[Rows from a dataset of charts and code]
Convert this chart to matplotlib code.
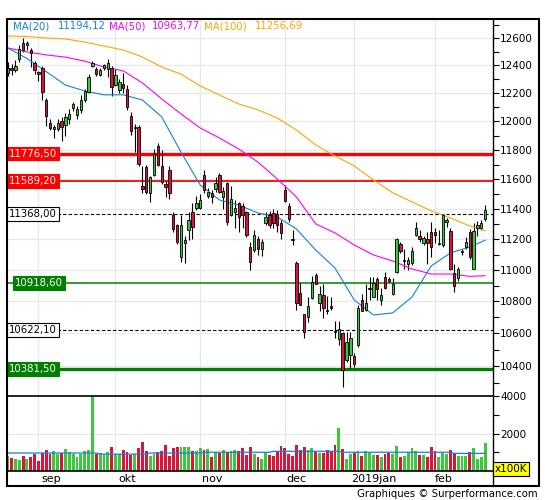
import matplotlib
matplotlib.use("Agg")
import matplotlib.pyplot as plt
import matplotlib.transforms as mtransforms
from matplotlib.ticker import FixedLocator, FixedFormatter, NullFormatter
from matplotlib.patches import Rectangle
from matplotlib.lines import Line2D

plt.rcParams['font.family'] = ['DejaVu Sans']

# daily candles (late aug 2018 -> feb 2019)
opens = [12345, 12380, 12370, 12444, 12565, 12545, 12512, 12420, 12350, 12380,
         12150, 11990, 11950, 11945, 12005, 11975, 12020, 12095, 12045, 12080,
         12150, 12210, 12398, 12372, 12330, 12381, 12372, 12381, 12260, 12219,
         12267, 12230, 12038, 11955, 11963, 11555, 11687, 11510, 11627, 11829,
         11690, 11570, 11664, 11361, 11294, 11088, 11174, 11261, 11383, 11405,
         11405, 11630, 11488, 11510, 11532, 11630, 11480, 11578, 11361, 11383,
         11439, 11421, 11383, 11150, 11130, 11200, 11140, 11306, 11361, 11372,
         11368, 11306, 11528, 11421, 11205, 11048, 10856, 10722, 10700, 10820,
         10970, 10793, 10842, 10745, 10772, 10617, 10563, 10600, 10436, 10467,
         10461, 10528, 10810, 10747, 10877, 10830, 10944, 10810, 10957, 10944,
         10850, 10987, 11169, 11058, 11041, 11048, 11228, 11222, 11179, 11203,
         11250, 11250, 11169, 11163, 11317, 11255, 10983, 10950, 11116, 11150,
         11250, 11010, 11272, 11272, 11332]
highs = [12425, 12410, 12440, 12545, 12600, 12580, 12525, 12435, 12360, 12395,
         12165, 12020, 11975, 12015, 12030, 12060, 12090, 12140, 12110, 12190,
         12230, 12340, 12430, 12385, 12380, 12410, 12445, 12394, 12372, 12300,
         12345, 12260, 12065, 11980, 11975, 11690, 11700, 11625, 11810, 11850,
         11800, 11590, 11690, 11380, 11300, 11361, 11222, 11383, 11443, 11488,
         11503, 11662, 11539, 11528, 11614, 11643, 11550, 11585, 11555, 11461,
         11450, 11439, 11390, 11185, 11260, 11225, 11200, 11383, 11390, 11399,
         11394, 11328, 11562, 11439, 11261, 11062, 10918, 10715, 10830, 10962,
         10983, 10901, 10908, 10835, 10830, 10676, 10676, 10612, 10612, 10612,
         10477, 10778, 10846, 10908, 10957, 10957, 10957, 10883, 10990, 10957,
         10950, 11207, 11185, 11137, 11088, 11148, 11317, 11261, 11222, 11250,
         11317, 11272, 11261, 11368, 11339, 11272, 11040, 11020, 11140, 11215,
         11265, 11306, 11320, 11330, 11427]
lows = [12324, 12330, 12350, 12425, 12500, 12515, 12390, 12340, 12290, 12150,
        11965, 11940, 11885, 11930, 11860, 11900, 11985, 12070, 12020, 12060,
        12140, 12200, 12388, 12325, 12320, 12370, 12319, 12180, 12250, 12200,
        12199, 12080, 11905, 11790, 11690, 11510, 11500, 11450, 11620, 11690,
        11570, 11483, 11470, 11250, 11170, 11055, 11048, 11196, 11200, 11394,
        11400, 11510, 11471, 11441, 11517, 11508, 11400, 11294, 11354, 11272,
        11250, 11272, 11213, 11001, 11115, 11100, 11090, 11294, 11272, 11272,
        11250, 11200, 11450, 11317, 11163, 10747, 10778, 10573, 10672, 10815,
        10908, 10737, 10695, 10722, 10745, 10570, 10529, 10272, 10426, 10386,
        10396, 10518, 10737, 10743, 10810, 10828, 10810, 10778, 10877, 10925,
        10843, 10983, 11109, 11010, 11001, 11034, 11220, 11185, 11165, 11041,
        11088, 11175, 11163, 11150, 11283, 11001, 10860, 10928, 11100, 11140,
        11075, 11010, 11220, 11260, 11323]
closes = [12381, 12365, 12394, 12520, 12512, 12560, 12490, 12364, 12340, 12210,
          12040, 11955, 11960, 11986, 11960, 12030, 12050, 12120, 12090, 12150,
          12215, 12317, 12419, 12340, 12367, 12400, 12419, 12245, 12330, 12280,
          12238, 12102, 11935, 11963, 11705, 11533, 11516, 11614, 11772, 11698,
          11585, 11548, 11510, 11266, 11185, 11294, 11196, 11328, 11280, 11441,
          11461, 11528, 11517, 11480, 11573, 11517, 11523, 11317, 11466, 11405,
          11350, 11361, 11228, 11055, 11228, 11140, 11185, 11350, 11294, 11306,
          11294, 11244, 11456, 11332, 11196, 10793, 10778, 10612, 10772, 10922,
          10912, 10850, 10757, 10737, 10760, 10606, 10627, 10376, 10550, 10570,
          10412, 10757, 10743, 10793, 10883, 10918, 10877, 10842, 10883, 10928,
          10908, 11200, 11126, 11068, 11066, 11126, 11272, 11200, 11207, 11179,
          11150, 11228, 11179, 11361, 11328, 11010, 10899, 11008, 11121, 11180,
          11088, 11255, 11294, 11306, 11394]
volumes = [810, 680, 630, 570, 810, 630, 770, 920, 530, 960,
           1140, 920, 1070, 900, 960, 1180, 1010, 920, 740, 920,
           1050, 1140, 3960, 920, 960, 920, 1030, 1290, 920, 920,
           1140, 1000, 880, 920, 1240, 1570, 1070, 810, 920, 1010,
           1070, 1400, 810, 1240, 1290, 1290, 1290, 1290, 1070, 1070,
           1240, 1140, 1180, 740, 1000, 960, 1120, 1030, 1070, 1120,
           1070, 1240, 870, 1290, 920, 740, 660, 1030, 870, 810,
           1050, 1360, 1220, 920, 810, 1400, 1140, 1290, 1140, 1240,
           1030, 960, 960, 1120, 1070, 1400, 2290, 1180, 630, 920,
           960, 1070, 810, 1070, 1030, 870, 870, 740, 920, 960,
           920, 1360, 770, 810, 1000, 1240, 1070, 870, 870, 770,
           1290, 1070, 740, 960, 920, 1140, 960, 810, 810, 810,
           1000, 1240, 630, 740, 1510]

# moving averages read at every 5th candle
ma_idx = [0, 5, 10, 15, 20, 25, 30, 35, 40, 45, 50, 55, 60, 65, 70, 75, 80,
          85, 90, 95, 100, 105, 110, 115, 120, 124]
ma20 = [12527, 12450, 12355, 12258, 12216, 12188, 12188, 12151, 12032, 11787,
        11562, 11461, 11427, 11374, 11348, 11268, 11130, 11014, 10810, 10715,
        10728, 10828, 11027, 11111, 11150, 11194]
ma50 = [12527, 12498, 12476, 12460, 12431, 12388, 12360, 12273, 12159, 12053,
        11954, 11884, 11808, 11718, 11603, 11481, 11302, 11242, 11163, 11098,
        11059, 11008, 10975, 10975, 10960, 10964]
ma100 = [12615, 12611, 12600, 12593, 12570, 12541, 12512, 12461, 12388, 12337,
         12251, 12187, 12123, 12081, 12024, 11940, 11836, 11760, 11692, 11596,
         11509, 11448, 11388, 11341, 11288, 11257]
vol_ma_idx = [0, 23, 24, 36, 37, 50, 51, 68, 69, 86, 87, 110, 111, 115, 116, 124]
vol_ma = [960, 960, 900, 900, 960, 960, 1000, 1000, 1050, 1050, 1000, 1000,
          1000, 1000, 940, 940]

levels = [11776.5, 11589.2, 11368.0, 10918.6, 10622.1, 10381.5]
level_text = ['11776,50', '11589,20', '11368,00', '10918,60', '10622,10', '10381,50']
level_col = ['#ff0000', '#ff0000', 'black', '#008000', 'black', '#008000']
level_lw = [2.4, 1.3, 0.8, 1.1, 0.8, 2.4]

month_idx = [8, 28, 50, 72, 90, 111]
month_lab = ['sep', 'okt', 'nov', 'dec', '2019jan', 'feb']
month_px = [41, 118, 202, 286, 351, 435]

price_ticks = [10400, 10600, 10800, 11000, 11200, 11400, 11600, 11800, 12000,
               12200, 12400, 12600]

UP = '#3cc83c'
DN = '#dc143c'
BLUE = '#1482dc'
MAG = '#ff00ff'
ORA = '#ffa500'
GRID = '#e8e8e8'

W, H = 545, 500
fig = plt.figure(figsize=(W / 100, H / 100), dpi=100)


def box(l, t, r, b):
    return [l / W, 1 - b / H, (r - l) / W, (b - t) / H]


axp = fig.add_axes(box(7, 19, 493, 396))
axv = fig.add_axes(box(7, 396, 493, 471), sharex=axp)

n = len(closes)
xs = list(range(n))
cols = [UP if c >= o else DN for o, c in zip(opens, closes)]

# price panel
axp.set_yscale('log')
axp.set_ylim(10219, 12741)
axp.set_xlim(-0.18, 126.05)
for m in month_idx:
    axp.axvline(m, color=GRID, lw=0.9, zorder=0)
    axv.axvline(m, color=GRID, lw=0.9, zorder=0)
for p in price_ticks:
    axp.axhline(p, color=GRID, lw=0.9, zorder=0)

for lv, c, lw in zip(levels, level_col, level_lw):
    ls = '--' if c == 'black' else '-'
    axp.axhline(lv, color=c, lw=lw, ls=ls, dashes=(3, 2) if ls == '--' else (None, None),
                zorder=1.5)

axp.vlines(xs, lows, highs, color='black', lw=0.8, zorder=2)
bottoms = [min(o, c) for o, c in zip(opens, closes)]
heights = [max(abs(c - o), 4) for o, c in zip(opens, closes)]
axp.bar(xs, heights, bottom=bottoms, width=0.62, color=cols, edgecolor='black',
        linewidth=0.6, zorder=3)

axp.plot(ma_idx, ma100, color=ORA, lw=0.8, zorder=2.5)
axp.plot(ma_idx, ma50, color=MAG, lw=0.8, zorder=2.5)
axp.plot(ma_idx, ma20, color=BLUE, lw=0.8, zorder=2.5)

trans = mtransforms.blended_transform_factory(axp.transAxes, axp.transData)
for lv, t, c in zip(levels, level_text, level_col):
    if c == 'black':
        fc, tc, ec = 'white', 'black', 'black'
    else:
        fc, tc, ec = c, 'white', c
    xoff = 0.016 if t == '10918,60' else 0.004
    axp.text(xoff, lv, t, transform=trans, ha='left', va='center', fontsize=7.3,
             color=tc, zorder=5,
             bbox=dict(boxstyle='square,pad=0.18', fc=fc, ec=ec, lw=0.8))

axp.yaxis.tick_right()
axp.yaxis.set_major_locator(FixedLocator(price_ticks))
axp.yaxis.set_major_formatter(FixedFormatter([str(p) for p in price_ticks]))
minor = [p for p in range(10300, 12800, 100) if p not in price_ticks]
axp.yaxis.set_minor_locator(FixedLocator(minor))
axp.yaxis.set_minor_formatter(NullFormatter())
axp.tick_params(axis='y', which='both', direction='out', length=4, width=0.8,
                pad=1, labelsize=7.5, right=True, left=False)
axp.tick_params(axis='x', which='both', bottom=False, labelbottom=False)
for s in axp.spines.values():
    s.set_visible(False)

# volume panel
axv.set_ylim(0, 4000)
axv.axhline(2000, color=GRID, lw=0.9, zorder=0)
axv.bar(xs, volumes, width=0.75, color=cols, linewidth=0, zorder=2)
axv.plot(vol_ma_idx, vol_ma, color=BLUE, lw=0.9, zorder=3)
axv.yaxis.tick_right()
axv.yaxis.set_major_locator(FixedLocator([2000, 4000]))
axv.yaxis.set_major_formatter(FixedFormatter(['2000', '4000']))
axv.yaxis.set_minor_locator(FixedLocator([1000, 3000]))
axv.tick_params(axis='y', which='both', direction='out', length=4, width=0.8,
                pad=1, labelsize=7.5, right=True, left=False)
axv.tick_params(axis='x', which='both', bottom=False, labelbottom=False)
for s in axv.spines.values():
    s.set_visible(False)

# frame and separators
fig.add_artist(Rectangle((7 / W, 1 - 486 / H), 532 / W, 467 / H, transform=fig.transFigure,
                         fill=False, ec='black', lw=1.5))
for yy in (396, 471):
    fig.add_artist(Line2D([7 / W, 493 / W], [1 - yy / H] * 2, color='black', lw=1.2))
fig.add_artist(Line2D([493 / W] * 2, [1 - 19 / H, 1 - 486 / H], color='black', lw=1.0))

for lab, x in zip(month_lab, month_px):
    fig.text(x / W, 1 - 478.5 / H, lab, ha='left', va='center', fontsize=8)

fig.text(495 / W, 1 - 469 / H, 'x100K', ha='left', va='center', fontsize=7.5,
         bbox=dict(boxstyle='square,pad=0.15', fc='#ffff00', ec='black', lw=0.8))

# legend line on top
legend = [(13, 'MA(20)', BLUE), (58, '11194,12', BLUE), (109, 'MA(50)', MAG),
          (152, '10963,77', MAG), (204, 'MA(100)', ORA), (255, '11256,69', ORA)]
for x, t, c in legend:
    fig.text(x / W, 1 - 26.5 / H, t, ha='left', va='center', fontsize=7.3, color=c)

fig.text(538 / W, 1 - 494 / H, 'Graphiques \u00a9 Surperformance.com', ha='right',
         va='center', fontsize=7.3)

fig.savefig('out.png', dpi=100)
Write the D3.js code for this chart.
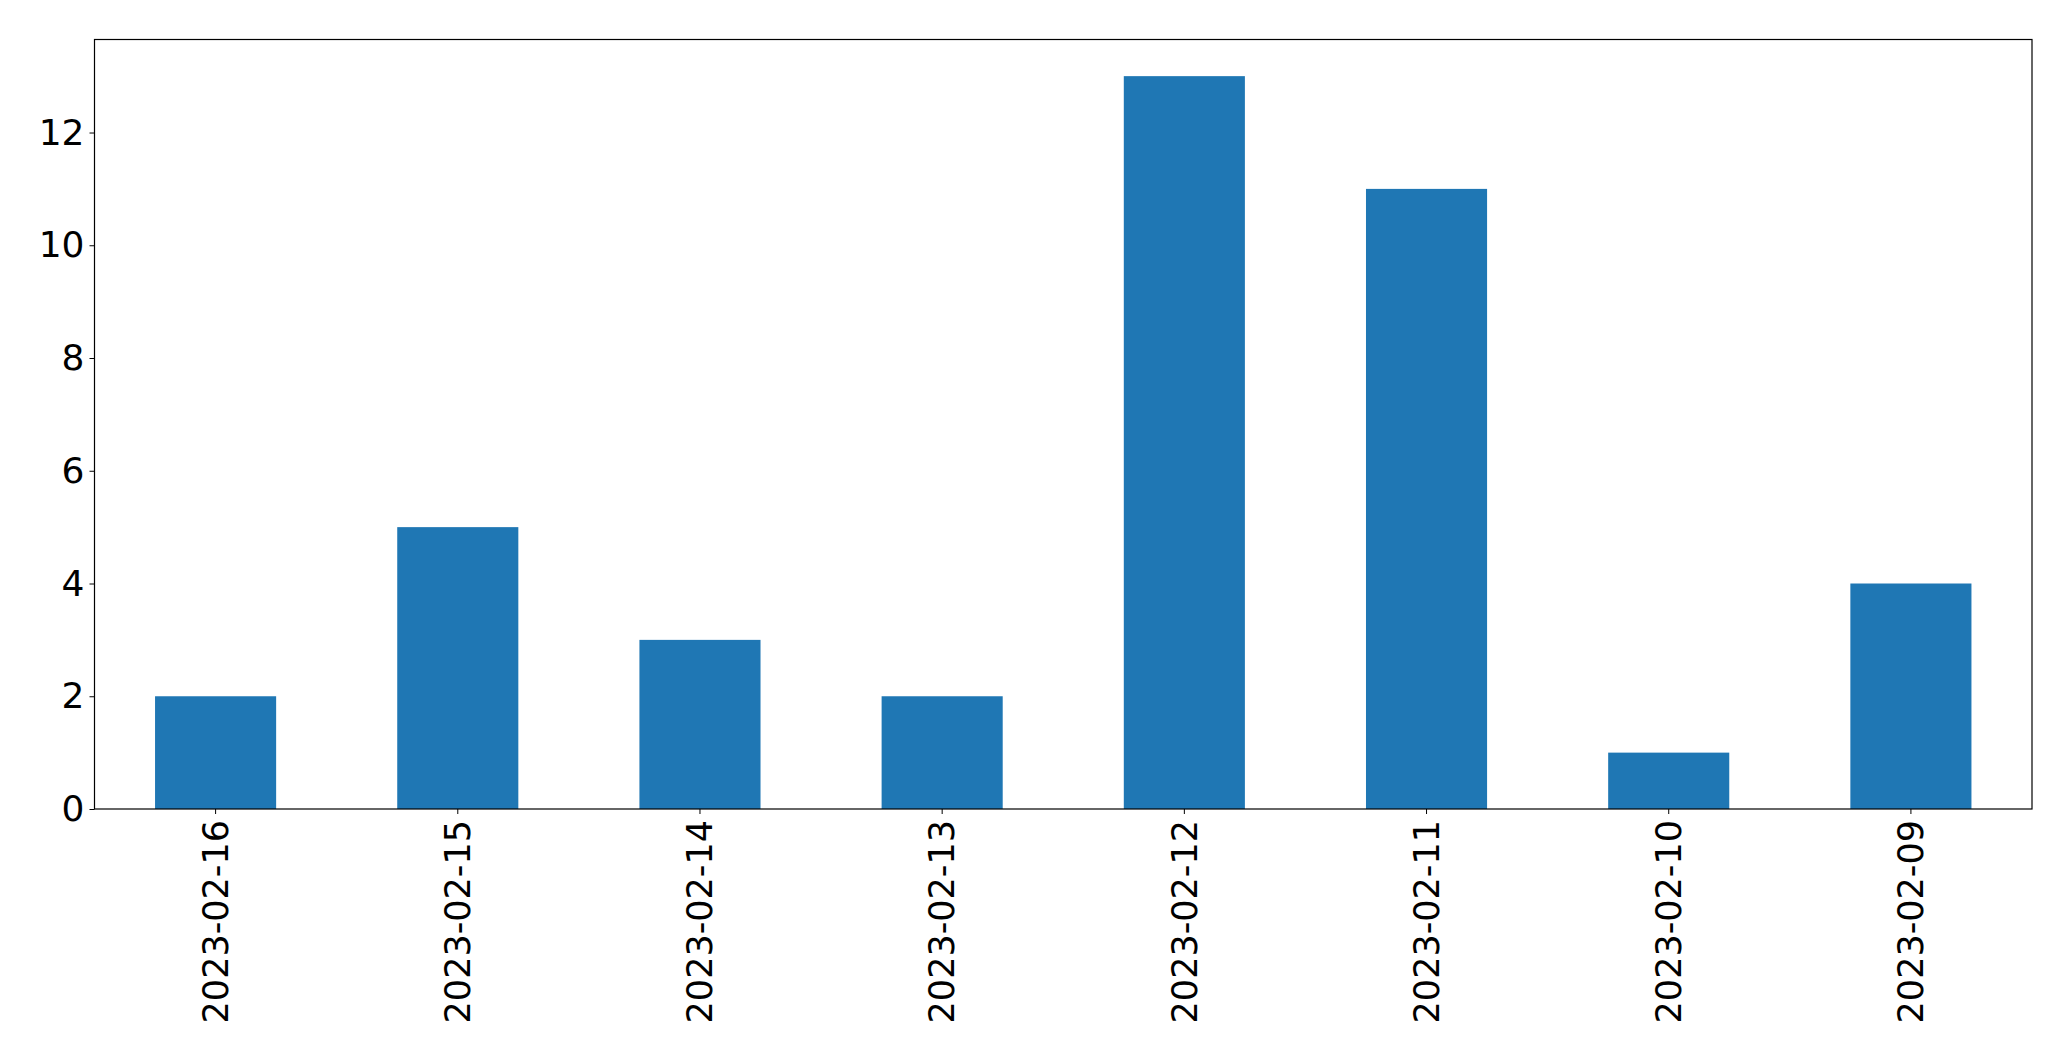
<!DOCTYPE html>
<html><head><meta charset="utf-8">
<script src="https://cdn.jsdelivr.net/npm/d3@7"></script>
<style>body{margin:0;background:#fff;} text{font-family:"DejaVu Sans";}</style>
</head><body>
<svg id="c" width="2071" height="1061"></svg>
<script>
const categories = ["2023-02-16","2023-02-15","2023-02-14","2023-02-13","2023-02-12","2023-02-11","2023-02-10","2023-02-09"];
const values = [2,5,3,2,13,11,1,4];
const yTicks = [0,2,4,6,8,10,12];

const m = {left:94.5, top:39.5, right:2032, bottom:809};
const W = m.right - m.left, H = m.bottom - m.top;
const svg = d3.select("#c");
const g = svg.append("g").attr("transform", `translate(${m.left},${m.top})`);

const x = d3.scaleBand().domain(categories).range([0,W]).paddingInner(0.5).paddingOuter(0.25);
const y = d3.scaleLinear().domain([0, d3.max(values)*1.05]).range([H,0]);

g.selectAll("rect.bar").data(values).join("rect").attr("class","bar")
  .attr("x",(d,i)=>x(categories[i])).attr("width",x.bandwidth())
  .attr("y",d=>y(d)).attr("height",d=>H-y(d)).attr("fill","#1f77b4");

const yAxis = g.append("g").call(d3.axisLeft(y).tickValues(yTicks).tickSize(5).tickPadding(5).tickFormat(d3.format("d")));
yAxis.select(".domain").remove();
yAxis.selectAll("line").attr("stroke","#000").attr("stroke-width",1);
yAxis.selectAll("text").attr("font-size","36px").attr("fill","#000").attr("font-family","DejaVu Sans");

const xAxis = g.append("g").attr("transform",`translate(0,${H})`).call(d3.axisBottom(x).tickSize(5).tickPadding(5));
xAxis.select(".domain").remove();
xAxis.selectAll("line").attr("stroke","#000").attr("stroke-width",1);
xAxis.selectAll("text").attr("font-size","35px").attr("fill","#000").attr("font-family","DejaVu Sans")
  .attr("transform","rotate(-90)").attr("text-anchor","end").attr("x",-11).attr("y",0).attr("dy","0.35em");

g.append("rect").attr("x",0).attr("y",0).attr("width",W).attr("height",H)
  .attr("fill","none").attr("stroke","#000").attr("stroke-width",1.2);
</script>
</body></html>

→ **Exercise**:
Please reproduce, word for word, every line from the first line of the records above through the line containing "plt.rcParams['font.family'] = ['DejaVu Sans']", and leave out the pictures.

→ **In response**:
Convert this chart to matplotlib code.
import matplotlib
matplotlib.use("Agg")
import matplotlib.pyplot as plt
import matplotlib.transforms as mtransforms
from matplotlib.ticker import FixedLocator, FixedFormatter, NullFormatter
from matplotlib.patches import Rectangle
from matplotlib.lines import Line2D

plt.rcParams['font.family'] = ['DejaVu Sans']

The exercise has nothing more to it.